Weakening support among Latinos is clearly an issue for Biden in Florida, but it’s also part of a larger problem. Polls show him slightly trailing Clinton among the Latino population nationwide. And Clinton already lost Latino support relative to President Barack Obama’s 2012 performance.

While there is a particularly large Latino population in Florida and three Southwestern swing states — Texas, Arizona and Nevada — some strategists point out that Biden could also do more to target Latino populations in other battlegrounds. Chuck Rocha, a Democratic strategist, cited Wisconsin as another example of a state where Biden should capitalize on the Democratic Party’s edge with Latinos.

“I do know 60,000 Latinos on the south side of Milwaukee who would make a whole hell of a lot of difference that nobody’s talked to,” Rocha said.

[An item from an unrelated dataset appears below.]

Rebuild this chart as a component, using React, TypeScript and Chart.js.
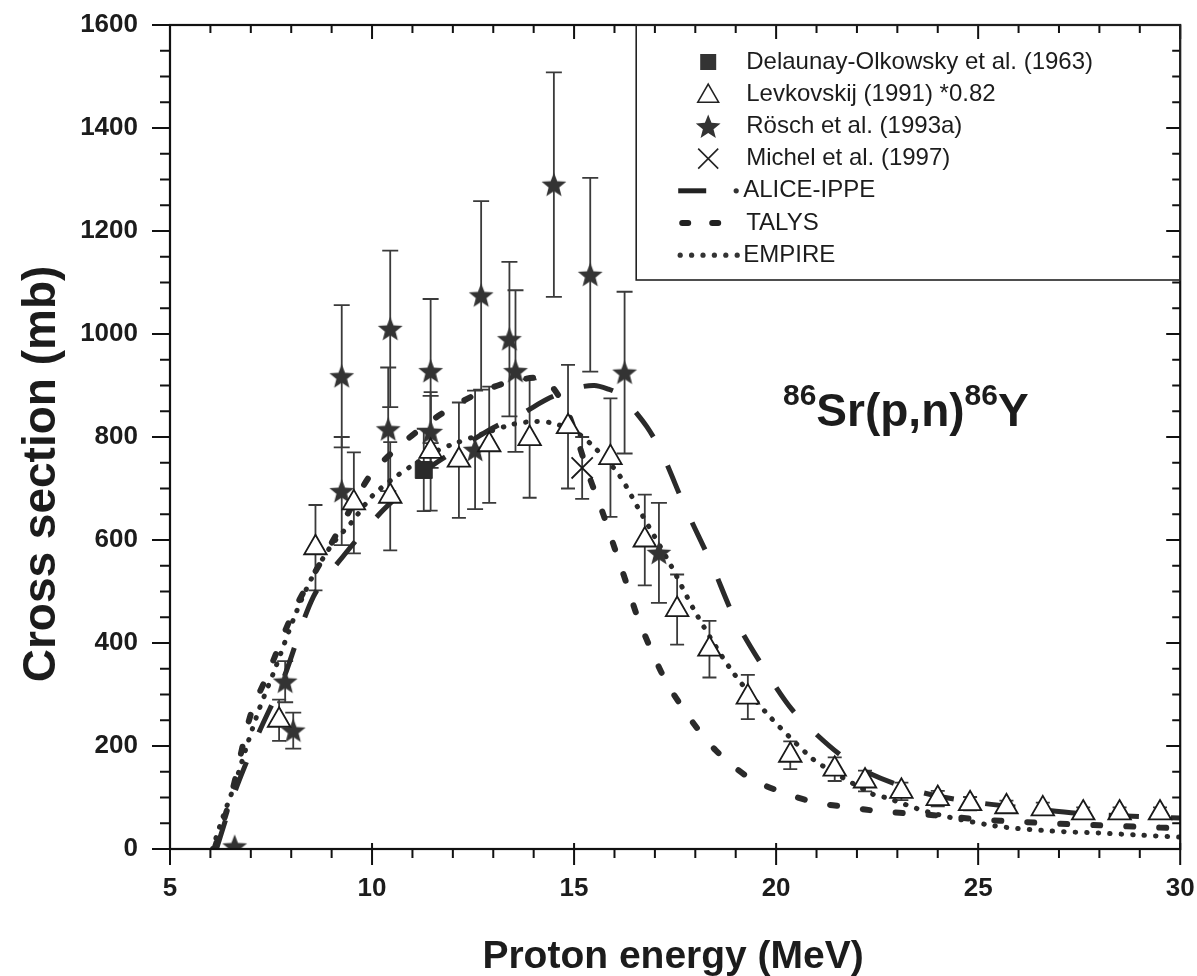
import React, { useEffect, useRef } from 'react';
import { Chart, registerables } from 'chart.js';

Chart.register(...registerables);

// ---------- data ----------
const levkE = [7.7, 8.6, 9.55, 10.45, 11.45, 12.15, 12.9, 13.9, 14.85, 15.9, 16.75, 17.55, 18.35, 19.3, 20.35, 21.45, 22.2, 23.1, 24.0, 24.8, 25.7, 26.6, 27.6, 28.5, 29.5];
const levkS = [250, 585, 672, 685, 772, 755, 785, 797, 820, 760, 600, 465, 388, 295, 182, 155, 132, 112, 98, 88, 82, 78, 70, 70, 70];
const levkErr = [40, 83, 98, 105, 115, 112, 113, 115, 120, 115, 88, 68, 55, 43, 27, 23, 20, 17, 15, 13, 12, 12, 11, 11, 11];

const roschE = [6.6, 7.85, 8.05, 9.25, 9.25, 10.45, 10.4, 11.45, 11.45, 12.55, 12.7, 13.4, 13.55, 14.5, 15.4, 16.25, 17.1];
const roschS = [5, 325, 230, 918, 695, 1010, 815, 928, 810, 775, 1075, 990, 928, 1290, 1115, 925, 575];
const roschErr = [0, 40, 35, 138, 105, 152, 120, 140, 70, 115, 183, 150, 157, 218, 188, 157, 97];

const delaunayE = [11.28];
const delaunayS = [736];
const delaunayErr = [80];

const michelE = [15.2];
const michelS = [740];
const michelErr = [60];

const aliceE = [6.15, 6.6, 7.2, 7.8, 8.55, 9.3, 10.2, 10.85, 11.5, 12.2, 13.0, 13.7, 14.4, 15.05, 15.5, 15.85, 16.1, 16.4, 16.8, 17.15, 17.75, 18.4, 19.0, 19.85, 20.4, 20.95, 21.6, 22.25, 23.5, 24.9, 26.5, 27.7, 29.3, 30.0];
const aliceS = [0, 110, 226, 329, 490, 570, 652, 700, 745, 780, 818, 845, 876, 895, 900, 893, 884, 860, 820, 773, 663, 554, 444, 332, 270, 226, 182, 149, 112, 91, 77, 68, 62, 60];

const talysE = [6.1, 6.5, 7.0, 7.4, 8.1, 8.9, 9.5, 10.0, 10.85, 11.7, 12.5, 13.3, 14.0, 14.3, 14.8, 15.1, 15.4, 15.7, 16.0, 16.3, 16.55, 16.9, 17.3, 17.9, 18.5, 19.3, 20.15, 21.0, 21.8, 22.6, 23.5, 24.3, 25.1, 26.0, 27.0, 28.0, 29.0, 30.0];
const talysS = [0, 100, 262, 336, 468, 580, 665, 730, 794, 844, 880, 905, 915, 912, 855, 790, 718, 655, 585, 515, 455, 388, 322, 250, 192, 140, 110, 90, 81, 73, 68, 63, 57, 53, 49, 46, 43, 40];

const empireE = [6.05, 6.3, 6.6, 6.9, 7.2, 7.6, 8.1, 8.5, 9.0, 9.5, 10.0, 10.5, 11.0, 11.6, 12.0, 12.7, 13.5, 14.0, 14.4, 15.0, 15.5, 16.1, 16.6, 17.4, 18.0, 18.85, 19.75, 20.8, 21.1, 22.4, 22.7, 23.8, 25.4, 26.8, 28.0, 29.0, 30.0];
const empireS = [0, 60, 125, 200, 270, 350, 455, 525, 590, 635, 685, 718, 745, 773, 786, 805, 825, 830, 828, 812, 780, 728, 660, 550, 460, 352, 265, 182, 164, 106, 100, 71, 45, 35, 31, 27, 23];

const xTicks = [5, 10, 15, 20, 25, 30];
const yTicks = [0, 200, 400, 600, 800, 1000, 1200, 1400, 1600];

const FONT = "'Liberation Sans', Arial, Helvetica, sans-serif";
const INK = '#1c1c1c';

const pts = (E: number[], S: number[]) => E.map((e, i) => ({ x: e, y: S[i] }));

function drawStar(ctx: CanvasRenderingContext2D, cx: number, cy: number, ro: number, ri: number) {
  ctx.beginPath();
  for (let k = 0; k < 10; k++) {
    const r = k % 2 === 0 ? ro : ri;
    const a = -Math.PI / 2 + (k * Math.PI) / 5;
    const px = cx + r * Math.cos(a);
    const py = cy + r * Math.sin(a);
    if (k === 0) ctx.moveTo(px, py);
    else ctx.lineTo(px, py);
  }
  ctx.closePath();
  ctx.fill();
}

function makeStarCanvas() {
  const c = document.createElement('canvas');
  c.width = 28;
  c.height = 28;
  const g = c.getContext('2d')!;
  g.fillStyle = '#333';
  drawStar(g, 14, 15, 13, 5.6);
  return c;
}

function drawTriangle(ctx: CanvasRenderingContext2D, cx: number, cy: number, r: number) {
  ctx.beginPath();
  for (let k = 0; k < 3; k++) {
    const a = (k * 2 * Math.PI) / 3;
    const px = cx + Math.sin(a) * r;
    const py = cy - Math.cos(a) * r;
    if (k === 0) ctx.moveTo(px, py);
    else ctx.lineTo(px, py);
  }
  ctx.closePath();
  ctx.fillStyle = '#fff';
  ctx.fill();
  ctx.stroke();
}

const errorBarPlugin = {
  id: 'errorBars',
  beforeDatasetsDraw(chart: any) {
    const { ctx, scales } = chart;
    const x = scales.x;
    const y = scales.y;
    ctx.save();
    ctx.strokeStyle = '#3a3a3a';
    ctx.lineWidth = 1.8;
    const draw = (E: number[], S: number[], Er: number[], cap: number) => {
      E.forEach((e, i) => {
        if (!Er[i]) return;
        const px = x.getPixelForValue(e);
        const top = y.getPixelForValue(S[i] + Er[i]);
        const bot = y.getPixelForValue(S[i] - Er[i]);
        ctx.beginPath();
        ctx.moveTo(px, top);
        ctx.lineTo(px, bot);
        ctx.moveTo(px - cap, top);
        ctx.lineTo(px + cap, top);
        ctx.moveTo(px - cap, bot);
        ctx.lineTo(px + cap, bot);
        ctx.stroke();
      });
    };
    draw(levkE, levkS, levkErr, 7);
    draw(roschE, roschS, roschErr, 8);
    draw(delaunayE, delaunayS, delaunayErr, 7);
    draw(michelE, michelS, michelErr, 7);
    ctx.restore();
  },
};

const framePlugin = {
  id: 'frameTicks',
  afterDraw(chart: any) {
    const { ctx, chartArea: a, scales } = chart;
    const x = scales.x;
    const y = scales.y;
    ctx.save();
    ctx.strokeStyle = '#111';
    ctx.lineWidth = 2.2;
    ctx.strokeRect(a.left, a.top, a.right - a.left, a.bottom - a.top);
    ctx.lineWidth = 2;
    ctx.beginPath();
    for (let v = x.min; v <= x.max + 1e-9; v += 1) {
      const px = x.getPixelForValue(v);
      const major = Math.abs(v % 5) < 1e-9;
      ctx.moveTo(px, a.bottom - (major ? 6 : 0));
      ctx.lineTo(px, a.bottom + (major ? 16 : 9));
      ctx.moveTo(px, a.top);
      ctx.lineTo(px, a.top + (major ? 14 : 8));
    }
    for (let v = y.min; v <= y.max + 1e-9; v += 50) {
      const py = y.getPixelForValue(v);
      const major = Math.abs(v % 200) < 1e-9;
      ctx.moveTo(a.left - (major ? 18 : 10), py);
      ctx.lineTo(a.left, py);
      ctx.moveTo(a.right - (major ? 14 : 8), py);
      ctx.lineTo(a.right, py);
    }
    ctx.stroke();

    // axis titles
    ctx.fillStyle = INK;
    ctx.font = `bold 39px ${FONT}`;
    ctx.textAlign = 'center';
    ctx.textBaseline = 'alphabetic';
    ctx.fillText('Proton energy (MeV)', (a.left + a.right) / 2 - 2, 968);
    ctx.save();
    ctx.translate(55, 474);
    ctx.rotate(-Math.PI / 2);
    ctx.font = `bold 46px ${FONT}`;
    ctx.fillText('Cross section (mb)', 0, 0);
    ctx.restore();

    // reaction annotation
    ctx.textAlign = 'left';
    let cx = 783;
    ctx.font = `bold 30px ${FONT}`;
    ctx.fillText('86', cx, 405);
    cx += ctx.measureText('86').width;
    ctx.font = `bold 46px ${FONT}`;
    ctx.fillText('Sr(p,n)', cx, 426);
    cx += ctx.measureText('Sr(p,n)').width;
    ctx.font = `bold 30px ${FONT}`;
    ctx.fillText('86', cx, 405);
    cx += ctx.measureText('86').width;
    ctx.font = `bold 46px ${FONT}`;
    ctx.fillText('Y', cx, 426);

    // legend
    const lx = a.right - 544;
    const ly = a.top;
    ctx.lineWidth = 1.6;
    ctx.strokeStyle = '#222';
    ctx.strokeRect(lx, ly, a.right - lx, 255);
    const rows = chart.data.datasets.map((d: any) => d.label);
    const sx = lx + 72;
    ctx.font = `24px ${FONT}`;
    ctx.textBaseline = 'middle';
    rows.forEach((label: string, i: number) => {
      const ry = ly + 37 + i * 32.2;
      ctx.save();
      ctx.fillStyle = '#333';
      ctx.strokeStyle = '#222';
      if (i === 0) {
        ctx.fillRect(sx - 8, ry - 8, 16, 16);
      } else if (i === 1) {
        ctx.lineWidth = 1.6;
        drawTriangle(ctx, sx, ry + 2, 12);
      } else if (i === 2) {
        drawStar(ctx, sx, ry + 1, 13, 5.6);
      } else if (i === 3) {
        ctx.lineWidth = 1.6;
        ctx.beginPath();
        ctx.moveTo(sx - 10, ry - 10);
        ctx.lineTo(sx + 10, ry + 10);
        ctx.moveTo(sx + 10, ry - 10);
        ctx.lineTo(sx - 10, ry + 10);
        ctx.stroke();
      } else if (i === 4) {
        ctx.lineWidth = 5;
        ctx.beginPath();
        ctx.moveTo(sx - 30, ry);
        ctx.lineTo(sx - 2, ry);
        ctx.stroke();
        ctx.beginPath();
        ctx.arc(sx + 28, ry, 2.6, 0, Math.PI * 2);
        ctx.fill();
      } else if (i === 5) {
        ctx.lineWidth = 6;
        ctx.lineCap = 'round';
        ctx.beginPath();
        ctx.moveTo(sx - 26, ry);
        ctx.lineTo(sx - 20, ry);
        ctx.moveTo(sx + 4, ry);
        ctx.lineTo(sx + 10, ry);
        ctx.stroke();
      } else {
        for (let k = 0; k < 6; k++) {
          ctx.beginPath();
          ctx.arc(sx - 28 + k * 11.4, ry, 2.6, 0, Math.PI * 2);
          ctx.fill();
        }
      }
      ctx.restore();
      ctx.fillStyle = INK;
      ctx.fillText(label, lx + (i === 4 || i === 6 ? 107 : 110), ry);
    });
    ctx.restore();
  },
};

export default function App() {
  const ref = useRef<HTMLCanvasElement>(null);
  useEffect(() => {
    const star = makeStarCanvas();
    const tickFont = { family: FONT, size: 26, weight: 'bold' as const };
    const chart = new Chart(ref.current!, {
      type: 'scatter',
      data: {
        datasets: [
          {
            label: 'Delaunay-Olkowsky et al. (1963)',
            data: pts(delaunayE, delaunayS),
            pointStyle: 'rect',
            pointRadius: 12,
            backgroundColor: '#2a2a2a',
            borderColor: '#2a2a2a',
            borderWidth: 1,
          },
          {
            label: 'Levkovskij (1991) *0.82',
            data: pts(levkE, levkS),
            pointStyle: 'triangle',
            pointRadius: 13,
            backgroundColor: '#ffffff',
            borderColor: '#1a1a1a',
            borderWidth: 1.8,
          },
          {
            label: 'Rösch et al. (1993a)',
            data: pts(roschE, roschS),
            pointStyle: star as any,
            pointRadius: 13,
            backgroundColor: '#333',
            borderColor: '#333',
          },
          {
            label: 'Michel et al. (1997)',
            data: pts(michelE, michelS),
            pointStyle: 'crossRot',
            pointRadius: 15,
            borderColor: '#1a1a1a',
            borderWidth: 1.8,
          },
          {
            label: 'ALICE-IPPE',
            data: pts(aliceE, aliceS),
            showLine: true,
            pointRadius: 0,
            borderColor: '#2a2a2a',
            borderWidth: 5,
            borderDash: [30, 32],
            tension: 0.3,
            fill: false,
          },
          {
            label: 'TALYS',
            data: pts(talysE, talysS),
            showLine: true,
            pointRadius: 0,
            borderColor: '#2a2a2a',
            borderWidth: 6,
            borderDash: [7, 26],
            borderCapStyle: 'round',
            tension: 0.3,
            fill: false,
          },
          {
            label: 'EMPIRE',
            data: pts(empireE, empireS),
            showLine: true,
            pointRadius: 0,
            borderColor: '#2a2a2a',
            borderWidth: 5,
            borderDash: [0.5, 11],
            borderCapStyle: 'round',
            tension: 0.3,
            fill: false,
          },
        ],
      },
      options: {
        responsive: false,
        maintainAspectRatio: false,
        animation: false,
        devicePixelRatio: 1,
        layout: { padding: { top: 25, right: 15, left: 0, bottom: 0 } },
        plugins: { legend: { display: false }, tooltip: { enabled: false }, title: { display: false } },
        scales: {
          x: {
            type: 'linear',
            min: 5,
            max: 30,
            afterBuildTicks: (s: any) => {
              s.ticks = xTicks.map((v) => ({ value: v }));
            },
            ticks: { font: tickFont, color: INK, padding: 24, maxRotation: 0, callback: (v: any) => String(v) },
            grid: { display: false, drawTicks: false },
            border: { display: false },
            afterFit: (s: any) => {
              s.height = 127;
              s.paddingLeft = 0;
              s.paddingRight = 0;
            },
          },
          y: {
            type: 'linear',
            min: 0,
            max: 1600,
            afterBuildTicks: (s: any) => {
              s.ticks = yTicks.map((v) => ({ value: v }));
            },
            ticks: { font: tickFont, color: INK, padding: 32, callback: (v: any) => String(v) },
            grid: { display: false, drawTicks: false },
            border: { display: false },
            afterFit: (s: any) => {
              s.width = 170;
              s.paddingTop = 0;
              s.paddingBottom = 0;
            },
          },
        },
      } as any,
      plugins: [errorBarPlugin, framePlugin],
    });
    return () => chart.destroy();
  }, []);
  return (
    <div style={{ position: 'absolute', left: 0, top: 0, width: 1197, height: 976, background: '#fff' }}>
      <canvas ref={ref} width={1197} height={976} style={{ display: 'block', width: 1197, height: 976 }} />
    </div>
  );
}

As the 2016 election showed once again, a relatively small number of voters in swing states can prove decisive. Although Clinton handily won the nationwide popular vote, Trump secured an Electoral College win because he won Wisconsin, Michigan and Pennsylvania by just about 79,000 total votes.

Those three crucial swing states, which together deliver 46 Electoral College votes, are hom eto over 1.6 million Latinos.

This is one of Biden’s many, many problems.

Despite the fact that brown people love communism, they presumably hate blacks more than they love communism.

Latinos are probably going to vote for Trump in bigger numbers than they’re admitting, because of this thing where Biden is just going out of his mind encouraging black violence, killing cops, etc.

No one other than a certain portion of the blacks and a large number of white women support completely outrageous black violence, killing cops, and so forth.

The Democrats went all in on total crazy, and that is absolutely going to lose them this election, and it is absolutely why they are already openly plotting to steal it through the mail-in scheme. They’re saying that anyone who questions the validity of the mail-in hoax is a Russian.

They’re literally now saying that Russia is engaging in foreign influence in the election to convince people that there will be foreign influence in the election. This almost made my head explode, actually.

I have presently zero doubt that Trump is going to win the election. However, whether he will be able to remain in the White House after winning the election is a much more important, and bigger question right now.

It is not at all clear.

The Democrats are openly planning to “siege” the White House and force Trump out.

Does Trump have the nerve to stand strong and fight these people?

That is the primary question facing America, presently.